Discovery Drill will set up an EF-50 in the yard at Danny's Inn and Convention Centre, the convention hotel, so that this industry audience can give the machine a a critical eye.
"We don't sell a drill, we sell a way that our contractors can make money," Labonville said.
The machine costs less to operate than other diamond drills on the market, Labonville said. It provides a safer and more comfortable worksite for the crew, and includes features to protect the environment.
A diesel engine powers it, doing away with any need for electrical power. The enclosed crew quarters keeps warm in winter, with no ice or snow under foot. It has electric lights, and easy to handle controls.
The machine's containment system might capture 50 per cent of an oil spill, Labonville said. Most mining drills working around the world today have no system for catching oil, he said.

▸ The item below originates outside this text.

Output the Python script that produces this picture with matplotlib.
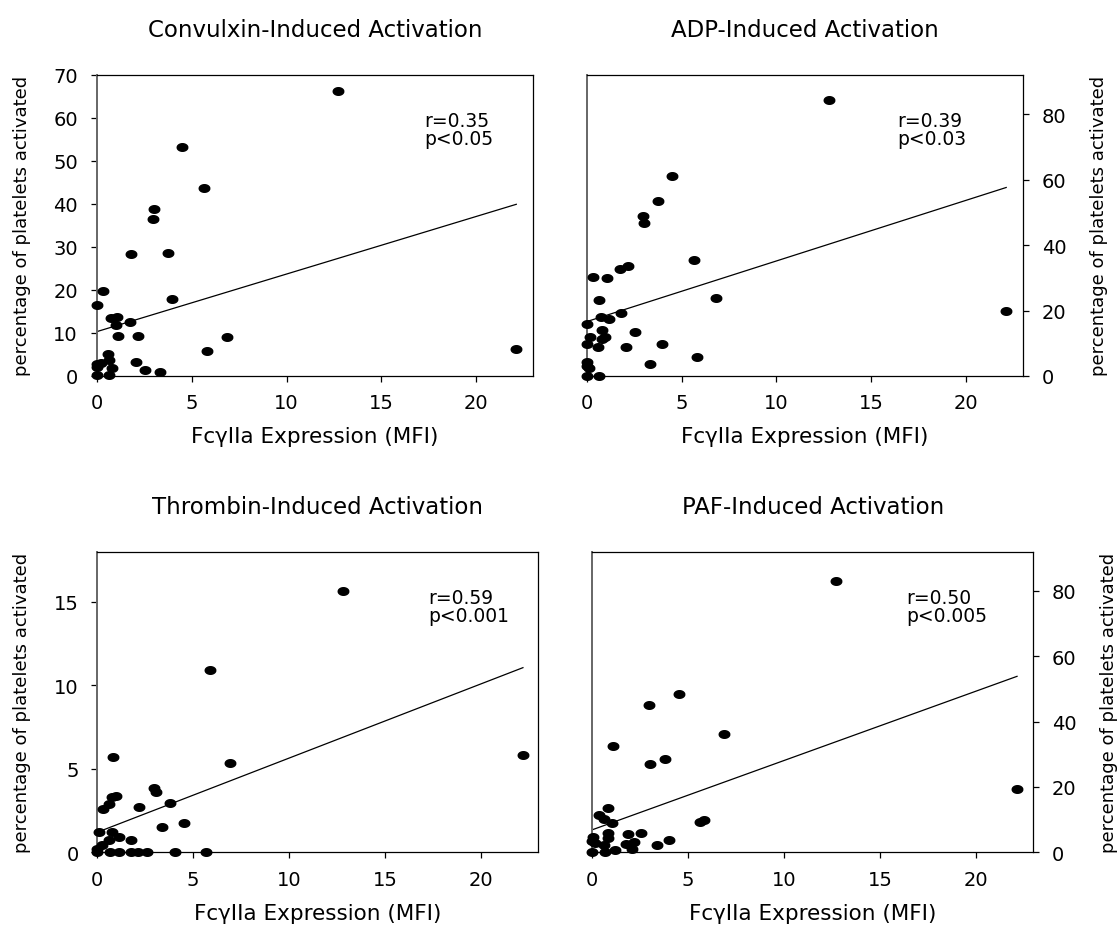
import numpy as np
import matplotlib
matplotlib.use("Agg")
from matplotlib import pyplot as plt
from matplotlib.path import Path

# Values (FcgIIa MFI vs % activated platelets)
conv_x = [0, 3.98, 0.74, 1.09, 1.0, 1.75, 1.14, 2.17, 6.84, 5.8, 0.58, 0.63, 2.07, 0.03, 0.21,
          0, 0.8, 2.54, 3.33, 0, 0.66, 22.1, 12.72, 4.49, 5.63, 3.02, 2.96, 1.81, 3.75, 0.32]
conv_y = [16.4, 17.8, 13.4, 13.6, 11.9, 12.6, 9.2, 9.2, 9.1, 5.9, 5.0, 3.8, 3.3, 2.8, 2.9,
          2.0, 1.9, 1.4, 1.0, 0.2, 0.2, 6.3, 66.2, 53.3, 43.6, 38.8, 36.4, 28.3, 28.6, 19.7]

adp_x = [12.74, 4.49, 3.75, 2.96, 3.02, 5.63, 2.16, 1.75, 0.32, 1.09, 0.63, 6.84, 1.82, 0.77,
         1.16, 0, 0.18, 0.82, 0.81, 0.98, 2.53, 0, 0.61, 2.07, 3.98, 5.8, 22.1, 3.33, 0, 0,
         0.1, 0, 0.66]
adp_y = [84.2, 61.1, 53.4, 48.9, 46.7, 35.5, 33.7, 32.7, 30.2, 29.9, 23.3, 23.9, 19.2, 17.9,
         17.3, 15.8, 12.0, 13.9, 11.2, 11.9, 13.5, 9.8, 9.0, 8.8, 9.7, 5.9, 19.8, 3.6, 4.4, 2.9,
         2.3, 0, 0]

thr_x = [12.81, 5.86, 6.91, 0.82, 2.98, 3.06, 0.98, 0.75, 0.6, 0.31, 2.18, 3.77, 3.39, 4.52,
         0.09, 0.79, 1.15, 0.63, 1.76, 0.23, 0, 0, 0.66, 1.12, 1.78, 2.1, 2.57, 4.03, 5.65, 22.2]
thr_y = [15.66, 10.9, 5.34, 5.68, 3.86, 3.64, 3.38, 3.29, 2.87, 2.57, 2.73, 2.93, 1.49, 1.77,
         1.19, 1.19, 0.93, 0.73, 0.75, 0.44, 0.2, 0, 0, 0, 0, 0, 0, 0, 0, 5.8]

paf_x = [12.73, 4.5, 2.97, 6.86, 1.09, 3.77, 3.02, 0.83, 0.33, 0.61, 1.01, 5.63, 5.83, 0.82,
         1.84, 2.54, 0.05, 0.8, 0, 0.16, 0.63, 1.76, 2.17, 3.35, 3.98, 2.07, 0, 0.68, 1.17, 22.15]
paf_y = [83.0, 48.3, 45.0, 36.3, 32.5, 28.7, 27.1, 13.5, 11.4, 10.2, 9.1, 9.4, 9.8, 6.0,
         5.7, 6.0, 4.8, 4.3, 3.5, 2.8, 2.2, 2.4, 3.1, 2.2, 3.8, 0.9, 0.2, 0.2, 0.6, 19.5]

# Regression lines as drawn in the picture
fit_intercept = [10.3, 16.6, 1.2, 6.9]
fit_slope = [1.34, 1.855, 0.444, 2.12]

titles = ["Convulxin-Induced Activation", "ADP-Induced Activation",
          "Thrombin-Induced Activation", "PAF-Induced Activation"]
stats = ["r=0.35\np<0.05", "r=0.39\np<0.03", "r=0.59\np<0.001", "r=0.50\np<0.005"]
y_ticks = [np.arange(0, 71, 10), np.arange(0, 81, 20), np.arange(0, 16, 5), np.arange(0, 81, 20)]
y_max = [70, 92, 18, 92]

plt.rcParams["font.family"] = ["DejaVu Sans"]

# Slightly flattened dot, the original picture is stretched sideways
t = np.linspace(0, 2 * np.pi, 40)
dot = Path(np.column_stack([np.cos(t), 0.72 * np.sin(t)]))


def draw_panel(ax, x, y, i, right=False):
    ax.plot(x, y, linestyle="none", marker=dot, markersize=7.6, color="black",
            clip_on=False, zorder=3)

    xs = np.array([0, max(x)])
    ax.plot(xs, fit_intercept[i] + fit_slope[i] * xs, color="black", linewidth=0.9)

    ax.set_xlim(0, 23)
    ax.set_ylim(0, y_max[i])
    ax.set_xticks([0, 5, 10, 15, 20])
    ax.set_yticks(y_ticks[i])
    ax.tick_params(axis="both", direction="out", length=4.5, width=0.9, labelsize=14)
    ax.tick_params(axis="x", pad=8)
    ax.tick_params(axis="y", pad=9)

    ax.set_title(titles[i], fontsize=16.5, pad=28)
    ax.set_xlabel("Fc\u03b3IIa Expression (MFI)", fontsize=15.5, labelpad=10)
    ax.set_ylabel("percentage of platelets activated", fontsize=13)
    if right:
        ax.yaxis.tick_right()
        ax.yaxis.set_label_position("right")
        ax.yaxis.labelpad = 17
    else:
        ax.yaxis.labelpad = 16

    for side in ["top", "right", "bottom"]:
        ax.spines[side].set_linewidth(0.9)
    ax.spines["left"].set_color("#666666")
    ax.spines["left"].set_linewidth(1.4)

    ax.text(0.75 if not right else 0.712, 0.88, stats[i], transform=ax.transAxes,
            fontsize=13.5, va="top", ha="left", linespacing=0.95)


fig = plt.figure(figsize=(11.17, 9.28), dpi=100)
ax1 = fig.add_axes([0.0866, 0.5938, 0.3909, 0.3244])
ax2 = fig.add_axes([0.5252, 0.5938, 0.3909, 0.3244])
ax3 = fig.add_axes([0.0871, 0.0805, 0.3948, 0.3239])
ax4 = fig.add_axes([0.5303, 0.0805, 0.3948, 0.3239])

draw_panel(ax1, conv_x, conv_y, 0)
draw_panel(ax2, adp_x, adp_y, 1, right=True)
draw_panel(ax3, thr_x, thr_y, 2)
draw_panel(ax4, paf_x, paf_y, 3, right=True)

fig.savefig("out.png", dpi=100)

A hydraulic system installs and removes drill rods with no need for workers to climb the six metres up the "mast," often wet and covered with ice, to do dangerous physical labour. Hydraulics allow the crew to level the drill by pulling a lever.
If you have to move the machine, the hydraulics can lift it four feet up, allow a truck to back under it.
The 10 by 16 foot machine will sit on a truck bed. At nine and one-half feet high, it comes to about 13-foot-2 on most trucks, just under the 13-foot-6 height restrictions on most highways.
"We ship them by transport," Labonville said.
"We can put one together in five weeks," Labonville replied to a question about how long it takes to build each EF-50. He expects this to drop to three and one-half weeks once the expansion is completed, likely in December. Depending on the market, the company might hire a couple more employees, he said.
By selling nine units this year, Discovery Drill beat its annual sales projections of four. One near completion will leave Monday or Tuesday next week, and another in about three weeks, at which point work will start on the next one.
"It was a struggle, but we managed to keep our nose above water. The rest of us was under water, but our nose was still floating," Labonville said, referring to the last nine years.